Ryan Hall, University of Chicago (Booth)
5) Dedicated Too Little Time To Reflection: “The common phrase about business school is that it is like drinking from a firehose. That often means you are taking in so much and you are constantly on the move, whether you are going to recruiting events, speaking engagements, club commitments, or social events. I wish I had taken more time to just celebrate moments of triumph and reflect on how things could have gone better. This time in business school goes so fast, and I think I spent so much time focused on achieving my goals and not enough and time just appreciating the privilege and blessing of being at Wharton on this incredible leadership journey.”
Andrea Madu, Wharton School
6) Wish I’d Said “No” More: “One thing I’d do differently is leave more margin for the spontaneous by saying no to a few more things. In the Spring of my 1st year, I took on a spring part-time internship amongst all the recruiting, my coursework, and a GA role. In the Fall of my 2nd year, I took seven courses in the first quarter and six in the second quarter. It was too much. I was able to complete everything successfully, but I left no margin. I didn’t feel present in some settings. There was not much time for reflection. It was all just execution. I guess I felt that my age and having forgone a salary for six years meant I had zero room for error or slack. This semester, I’ve tried to learn from those lessons. I realized that sometimes saying no to something enables you to say a bigger yes to something else. It’s better to have done a few things very well than a lot of things sufficiently. I look forward to continuing the habit post-MBA.”
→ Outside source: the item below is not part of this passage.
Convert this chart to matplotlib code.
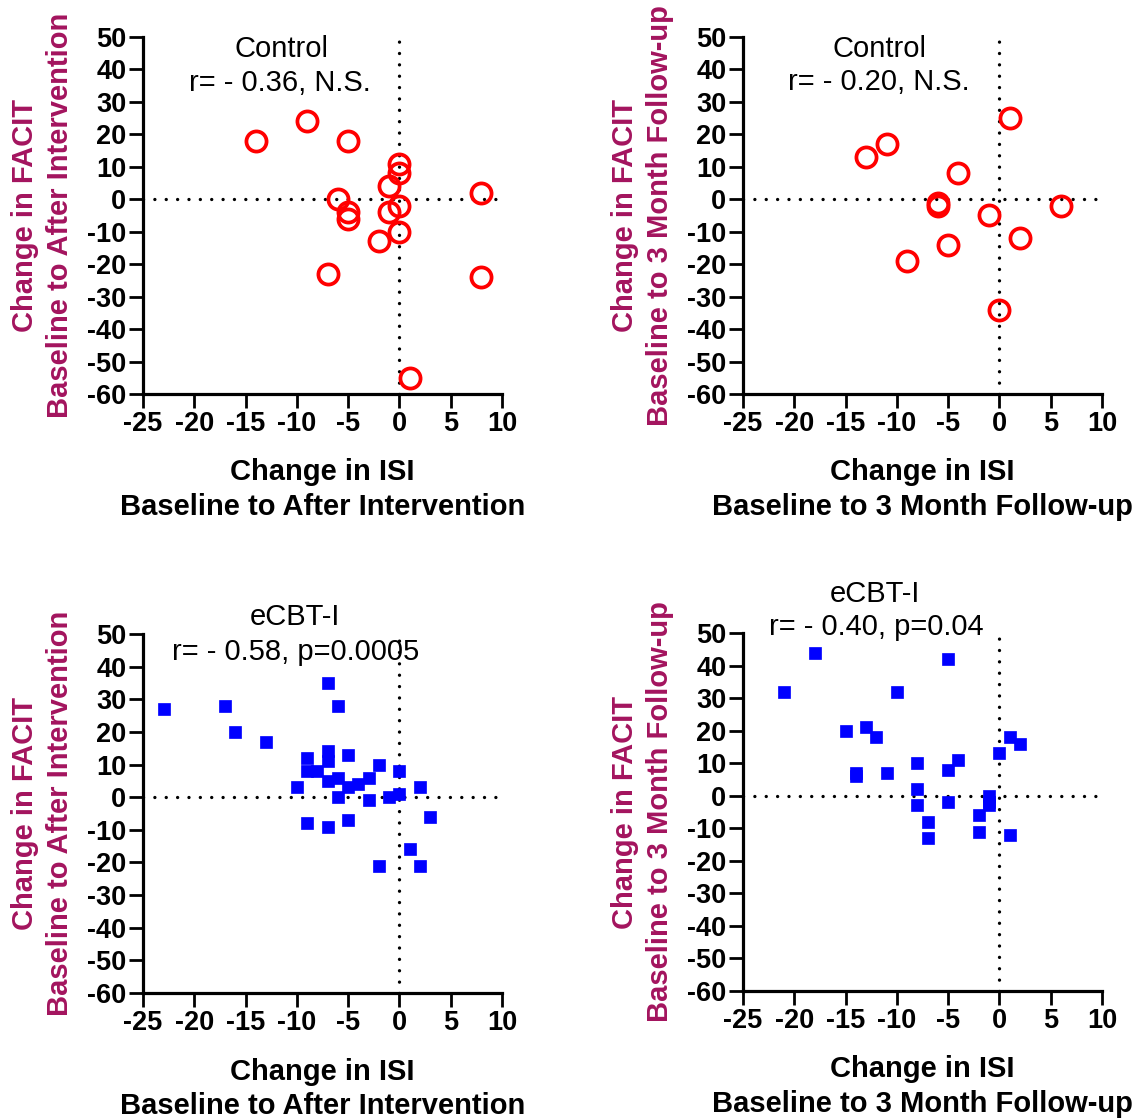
import matplotlib
matplotlib.use("Agg")
import matplotlib.pyplot as plt

plt.rcParams['font.family'] = ['Liberation Sans', 'DejaVu Sans']
plt.rcParams['axes.unicode_minus'] = False

# Control, baseline -> after intervention
ctrl_post_isi = [-14, -9, -5, 0, 0, -1, 8, -6, -5, -5, -1, 0, 0, -2, -7, 8, 1]
ctrl_post_facit = [18, 24, 18, 11, 8, 4, 2, 0, -4, -6, -4, -2, -10, -13, -23, -24, -55]

# Control, baseline -> 3 month follow-up
ctrl_fu_isi = [1, -11, -13, -4, -6, -6, 6, -1, 2, -5, -9, 0]
ctrl_fu_facit = [25, 17, 13, 8, -1, -2, -2, -5, -12, -14, -19, -34]

# eCBT-I, baseline -> after intervention
ecbt_post_isi = [-23, -17, -16, -13, -7, -6, -9, -7, -7, -5, -9, -8, -7, -6, -10, -5,
                 -4, -3, -2, 0, 0, -1, -6, -3, 2, 3, -9, -7, -5, 1, 2, -2]
ecbt_post_facit = [27, 28, 20, 17, 35, 28, 12, 14, 11, 13, 8, 8, 5, 6, 3, 3,
                   4, 6, 10, 8, 1, 0, 0, -1, 3, -6, -8, -9, -7, -16, -21, -21]

# eCBT-I, baseline -> 3 month follow-up
ecbt_fu_isi = [-18, -21, -5, -10, -15, -13, -12, -14, -14, -11, -8, -8, -8, -7, -7,
               -5, -4, -5, -1, -1, -1, -2, -2, 0, 1, 2, 1]
ecbt_fu_facit = [44, 32, 42, 32, 20, 21, 18, 7, 6, 7, 10, 2, -3, -8, -13,
                 8, 11, -2, 0, -2, -3, -6, -11, 13, 18, 16, -12]

XTICKS = [-25, -20, -15, -10, -5, 0, 5, 10]
YTICKS = [50, 40, 30, 20, 10, 0, -10, -20, -30, -40, -50, -60]

YLAB_COLOR = '#A3145E'
W, H = 1142, 1118


def px_rect(left, top, right, bottom):
    return [left / W, 1 - bottom / H, (right - left) / W, (bottom - top) / H]


def make_panel(fig, rect, xs, ys, kind, period, title, stat, tpos, spos):
    ax = fig.add_axes(px_rect(*rect))
    dots = (0, (0.01, 3.4))
    ax.axhline(0, color='black', lw=2.4, ls=dots, dash_capstyle='round', zorder=1)
    ax.axvline(0, color='black', lw=2.4, ls=dots, dash_capstyle='round', zorder=1)
    if kind == 'circle':
        ax.plot(xs, ys, 'o', ms=14.5, mfc='none', mec='#FF0000', mew=2.7, zorder=3, clip_on=False)
    else:
        ax.plot(xs, ys, 's', ms=9.2, mfc='#0000FF', mec='#0000FF', mew=0.5, zorder=3, clip_on=False)
    ax.set_xlim(-25, 10)
    ax.set_ylim(-60, 50)
    ax.set_xticks(XTICKS)
    ax.set_yticks(YTICKS)
    ax.spines['top'].set_visible(False)
    ax.spines['right'].set_visible(False)
    for s in ['left', 'bottom']:
        ax.spines[s].set_linewidth(2.3)
    ax.tick_params(direction='out', length=10, width=2.0, labelsize=19.5, pad=2)
    for lab in ax.get_xticklabels() + ax.get_yticklabels():
        lab.set_fontweight('bold')
    ax.set_xlabel('Change in ISI\nBaseline to ' + period, fontsize=21, fontweight='bold',
                  linespacing=1.3, va='top')
    ax.xaxis.set_label_coords(0.5, -0.18)
    ax.set_ylabel('Change in FACIT\nBaseline to ' + period, fontsize=21, fontweight='bold',
                  color=YLAB_COLOR, linespacing=1.3, va='center')
    ax.yaxis.set_label_coords(-0.28, 0.5)
    fig.text(tpos[0] / W, 1 - tpos[1] / H, title, fontsize=21, ha='center', va='baseline')
    fig.text(spos[0] / W, 1 - spos[1] / H, stat, fontsize=21, ha='center', va='baseline')
    return ax


fig = plt.figure(figsize=(W / 100, H / 100), dpi=100)

make_panel(fig, (143, 37, 502, 394), ctrl_post_isi, ctrl_post_facit, 'circle',
           'After Intervention', 'Control', 'r= - 0.36, N.S.', (281, 57), (280, 91))
make_panel(fig, (743, 37, 1102, 394), ctrl_fu_isi, ctrl_fu_facit, 'circle',
           '3 Month Follow-up', 'Control', 'r= - 0.20, N.S.', (880, 57), (879, 90))
make_panel(fig, (143, 634, 502, 993), ecbt_post_isi, ecbt_post_facit, 'square',
           'After Intervention', 'eCBT-I', 'r= - 0.58, p=0.0005', (295, 625), (296, 660))
make_panel(fig, (743, 633, 1102, 991), ecbt_fu_isi, ecbt_fu_facit, 'square',
           '3 Month Follow-up', 'eCBT-I', 'r= - 0.40, p=0.04', (875, 602), (876, 635))

fig.savefig('out.png', dpi=100)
Adam Cochran, Indiana University (Kelley)
“Candidly I wish I had taken on fewer leadership roles as a second year. While I have found each enriching in different ways and I like to think I have been able to give back to the Tuck community through these paths, I wonder if I could have created greater impact had I focused on just one or two roles.”
Lulu Carter, Dartmouth (Tuck)
“I hope I could learn how to deal with the Fear of Missing Out early on. In the first few weeks of the MBA program, I was overwhelmed by the coursework, social events, projects, competitions, and seminars at the business school and my college. I simply didn’t want to miss any one of the events! However, I ended up being exhausted after the first few weeks. Luckily, after re-adjusting my pace, I learned how to make priorities and follow my own agenda.”